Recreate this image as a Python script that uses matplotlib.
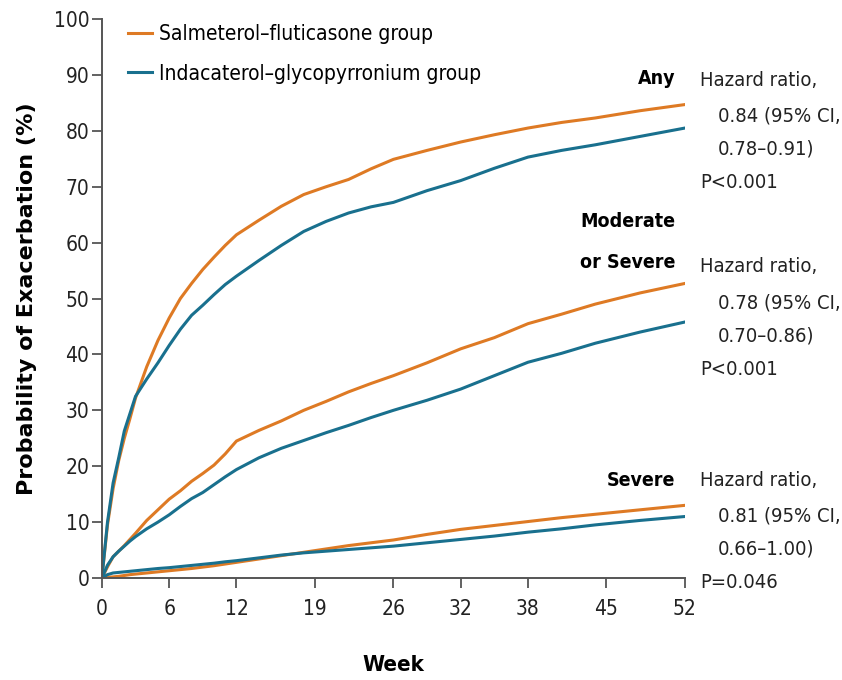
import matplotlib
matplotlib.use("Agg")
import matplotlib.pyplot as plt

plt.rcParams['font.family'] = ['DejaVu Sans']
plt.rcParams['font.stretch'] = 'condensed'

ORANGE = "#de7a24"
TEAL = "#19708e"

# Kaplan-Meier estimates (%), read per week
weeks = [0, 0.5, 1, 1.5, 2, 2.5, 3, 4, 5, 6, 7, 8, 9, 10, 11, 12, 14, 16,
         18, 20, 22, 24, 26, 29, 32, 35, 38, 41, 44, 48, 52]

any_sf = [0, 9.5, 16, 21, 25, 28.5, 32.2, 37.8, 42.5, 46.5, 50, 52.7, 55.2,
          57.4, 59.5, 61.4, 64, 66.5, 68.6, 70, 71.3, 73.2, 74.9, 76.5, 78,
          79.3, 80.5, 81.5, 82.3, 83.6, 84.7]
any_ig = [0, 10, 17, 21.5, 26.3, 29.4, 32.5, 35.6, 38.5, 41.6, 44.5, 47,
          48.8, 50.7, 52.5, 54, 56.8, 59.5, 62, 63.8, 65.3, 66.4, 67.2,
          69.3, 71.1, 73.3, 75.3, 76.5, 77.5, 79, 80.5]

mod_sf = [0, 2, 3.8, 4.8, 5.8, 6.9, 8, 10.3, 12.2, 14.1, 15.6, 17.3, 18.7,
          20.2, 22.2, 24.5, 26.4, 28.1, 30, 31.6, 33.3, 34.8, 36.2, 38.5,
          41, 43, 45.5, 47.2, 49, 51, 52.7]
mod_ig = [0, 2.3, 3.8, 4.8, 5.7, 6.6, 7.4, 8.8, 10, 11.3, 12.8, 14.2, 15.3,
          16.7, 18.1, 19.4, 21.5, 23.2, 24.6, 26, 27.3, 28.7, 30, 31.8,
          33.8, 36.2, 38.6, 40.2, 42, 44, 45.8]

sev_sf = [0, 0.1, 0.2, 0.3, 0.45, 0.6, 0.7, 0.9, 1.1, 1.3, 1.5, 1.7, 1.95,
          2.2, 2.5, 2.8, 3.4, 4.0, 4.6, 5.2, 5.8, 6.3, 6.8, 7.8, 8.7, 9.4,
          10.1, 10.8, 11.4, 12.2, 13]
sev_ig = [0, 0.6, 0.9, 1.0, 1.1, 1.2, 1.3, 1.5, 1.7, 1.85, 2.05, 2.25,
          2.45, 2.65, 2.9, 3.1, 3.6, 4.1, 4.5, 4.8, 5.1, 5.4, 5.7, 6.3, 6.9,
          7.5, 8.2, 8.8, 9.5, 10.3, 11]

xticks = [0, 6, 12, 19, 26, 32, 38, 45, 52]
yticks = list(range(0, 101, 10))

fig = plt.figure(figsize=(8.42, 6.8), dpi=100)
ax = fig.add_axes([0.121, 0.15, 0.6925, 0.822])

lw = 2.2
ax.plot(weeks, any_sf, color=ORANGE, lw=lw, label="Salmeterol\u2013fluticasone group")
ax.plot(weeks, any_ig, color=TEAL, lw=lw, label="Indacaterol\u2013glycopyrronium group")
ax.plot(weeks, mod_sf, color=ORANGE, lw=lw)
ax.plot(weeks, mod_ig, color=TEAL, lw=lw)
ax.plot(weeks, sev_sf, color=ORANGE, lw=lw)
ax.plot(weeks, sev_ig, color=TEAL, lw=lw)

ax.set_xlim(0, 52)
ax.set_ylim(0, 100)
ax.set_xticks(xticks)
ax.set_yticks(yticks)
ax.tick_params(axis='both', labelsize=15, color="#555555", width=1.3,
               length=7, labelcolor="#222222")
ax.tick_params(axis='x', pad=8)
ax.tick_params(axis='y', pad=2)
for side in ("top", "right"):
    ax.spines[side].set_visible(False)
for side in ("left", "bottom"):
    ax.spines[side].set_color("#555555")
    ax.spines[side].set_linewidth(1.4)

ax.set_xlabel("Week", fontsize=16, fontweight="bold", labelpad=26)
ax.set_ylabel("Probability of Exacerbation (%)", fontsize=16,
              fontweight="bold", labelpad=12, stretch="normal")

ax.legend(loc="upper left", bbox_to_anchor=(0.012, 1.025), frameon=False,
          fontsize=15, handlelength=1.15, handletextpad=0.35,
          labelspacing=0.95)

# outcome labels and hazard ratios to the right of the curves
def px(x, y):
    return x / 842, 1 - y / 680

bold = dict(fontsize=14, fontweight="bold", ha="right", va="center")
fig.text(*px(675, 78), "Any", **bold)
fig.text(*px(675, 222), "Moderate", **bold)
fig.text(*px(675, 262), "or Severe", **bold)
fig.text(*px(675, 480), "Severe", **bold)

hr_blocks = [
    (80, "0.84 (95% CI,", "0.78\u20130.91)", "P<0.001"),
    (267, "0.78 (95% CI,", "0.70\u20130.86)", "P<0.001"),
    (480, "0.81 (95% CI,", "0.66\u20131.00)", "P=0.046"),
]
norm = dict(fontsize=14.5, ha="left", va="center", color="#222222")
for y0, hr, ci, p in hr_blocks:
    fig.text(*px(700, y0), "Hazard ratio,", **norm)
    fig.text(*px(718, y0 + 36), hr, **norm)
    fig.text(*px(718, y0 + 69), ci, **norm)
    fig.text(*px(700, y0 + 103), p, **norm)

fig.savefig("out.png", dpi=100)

### DIRECTIVE
Write the lines above out again exactly, without any of their pictures.

### SOLUTION TO THE PROBLEM
Recreate this image as a Python script that uses matplotlib.
import matplotlib
matplotlib.use("Agg")
import matplotlib.pyplot as plt

plt.rcParams['font.family'] = ['DejaVu Sans']
plt.rcParams['font.stretch'] = 'condensed'

ORANGE = "#de7a24"
TEAL = "#19708e"

# Kaplan-Meier estimates (%), read per week
weeks = [0, 0.5, 1, 1.5, 2, 2.5, 3, 4, 5, 6, 7, 8, 9, 10, 11, 12, 14, 16,
         18, 20, 22, 24, 26, 29, 32, 35, 38, 41, 44, 48, 52]

any_sf = [0, 9.5, 16, 21, 25, 28.5, 32.2, 37.8, 42.5, 46.5, 50, 52.7, 55.2,
          57.4, 59.5, 61.4, 64, 66.5, 68.6, 70, 71.3, 73.2, 74.9, 76.5, 78,
          79.3, 80.5, 81.5, 82.3, 83.6, 84.7]
any_ig = [0, 10, 17, 21.5, 26.3, 29.4, 32.5, 35.6, 38.5, 41.6, 44.5, 47,
          48.8, 50.7, 52.5, 54, 56.8, 59.5, 62, 63.8, 65.3, 66.4, 67.2,
          69.3, 71.1, 73.3, 75.3, 76.5, 77.5, 79, 80.5]

mod_sf = [0, 2, 3.8, 4.8, 5.8, 6.9, 8, 10.3, 12.2, 14.1, 15.6, 17.3, 18.7,
          20.2, 22.2, 24.5, 26.4, 28.1, 30, 31.6, 33.3, 34.8, 36.2, 38.5,
          41, 43, 45.5, 47.2, 49, 51, 52.7]
mod_ig = [0, 2.3, 3.8, 4.8, 5.7, 6.6, 7.4, 8.8, 10, 11.3, 12.8, 14.2, 15.3,
          16.7, 18.1, 19.4, 21.5, 23.2, 24.6, 26, 27.3, 28.7, 30, 31.8,
          33.8, 36.2, 38.6, 40.2, 42, 44, 45.8]

sev_sf = [0, 0.1, 0.2, 0.3, 0.45, 0.6, 0.7, 0.9, 1.1, 1.3, 1.5, 1.7, 1.95,
          2.2, 2.5, 2.8, 3.4, 4.0, 4.6, 5.2, 5.8, 6.3, 6.8, 7.8, 8.7, 9.4,
          10.1, 10.8, 11.4, 12.2, 13]
sev_ig = [0, 0.6, 0.9, 1.0, 1.1, 1.2, 1.3, 1.5, 1.7, 1.85, 2.05, 2.25,
          2.45, 2.65, 2.9, 3.1, 3.6, 4.1, 4.5, 4.8, 5.1, 5.4, 5.7, 6.3, 6.9,
          7.5, 8.2, 8.8, 9.5, 10.3, 11]

xticks = [0, 6, 12, 19, 26, 32, 38, 45, 52]
yticks = list(range(0, 101, 10))

fig = plt.figure(figsize=(8.42, 6.8), dpi=100)
ax = fig.add_axes([0.121, 0.15, 0.6925, 0.822])

lw = 2.2
ax.plot(weeks, any_sf, color=ORANGE, lw=lw, label="Salmeterol\u2013fluticasone group")
ax.plot(weeks, any_ig, color=TEAL, lw=lw, label="Indacaterol\u2013glycopyrronium group")
ax.plot(weeks, mod_sf, color=ORANGE, lw=lw)
ax.plot(weeks, mod_ig, color=TEAL, lw=lw)
ax.plot(weeks, sev_sf, color=ORANGE, lw=lw)
ax.plot(weeks, sev_ig, color=TEAL, lw=lw)

ax.set_xlim(0, 52)
ax.set_ylim(0, 100)
ax.set_xticks(xticks)
ax.set_yticks(yticks)
ax.tick_params(axis='both', labelsize=15, color="#555555", width=1.3,
               length=7, labelcolor="#222222")
ax.tick_params(axis='x', pad=8)
ax.tick_params(axis='y', pad=2)
for side in ("top", "right"):
    ax.spines[side].set_visible(False)
for side in ("left", "bottom"):
    ax.spines[side].set_color("#555555")
    ax.spines[side].set_linewidth(1.4)

ax.set_xlabel("Week", fontsize=16, fontweight="bold", labelpad=26)
ax.set_ylabel("Probability of Exacerbation (%)", fontsize=16,
              fontweight="bold", labelpad=12, stretch="normal")

ax.legend(loc="upper left", bbox_to_anchor=(0.012, 1.025), frameon=False,
          fontsize=15, handlelength=1.15, handletextpad=0.35,
          labelspacing=0.95)

# outcome labels and hazard ratios to the right of the curves
def px(x, y):
    return x / 842, 1 - y / 680

bold = dict(fontsize=14, fontweight="bold", ha="right", va="center")
fig.text(*px(675, 78), "Any", **bold)
fig.text(*px(675, 222), "Moderate", **bold)
fig.text(*px(675, 262), "or Severe", **bold)
fig.text(*px(675, 480), "Severe", **bold)

hr_blocks = [
    (80, "0.84 (95% CI,", "0.78\u20130.91)", "P<0.001"),
    (267, "0.78 (95% CI,", "0.70\u20130.86)", "P<0.001"),
    (480, "0.81 (95% CI,", "0.66\u20131.00)", "P=0.046"),
]
norm = dict(fontsize=14.5, ha="left", va="center", color="#222222")
for y0, hr, ci, p in hr_blocks:
    fig.text(*px(700, y0), "Hazard ratio,", **norm)
    fig.text(*px(718, y0 + 36), hr, **norm)
    fig.text(*px(718, y0 + 69), ci, **norm)
    fig.text(*px(700, y0 + 103), p, **norm)

fig.savefig("out.png", dpi=100)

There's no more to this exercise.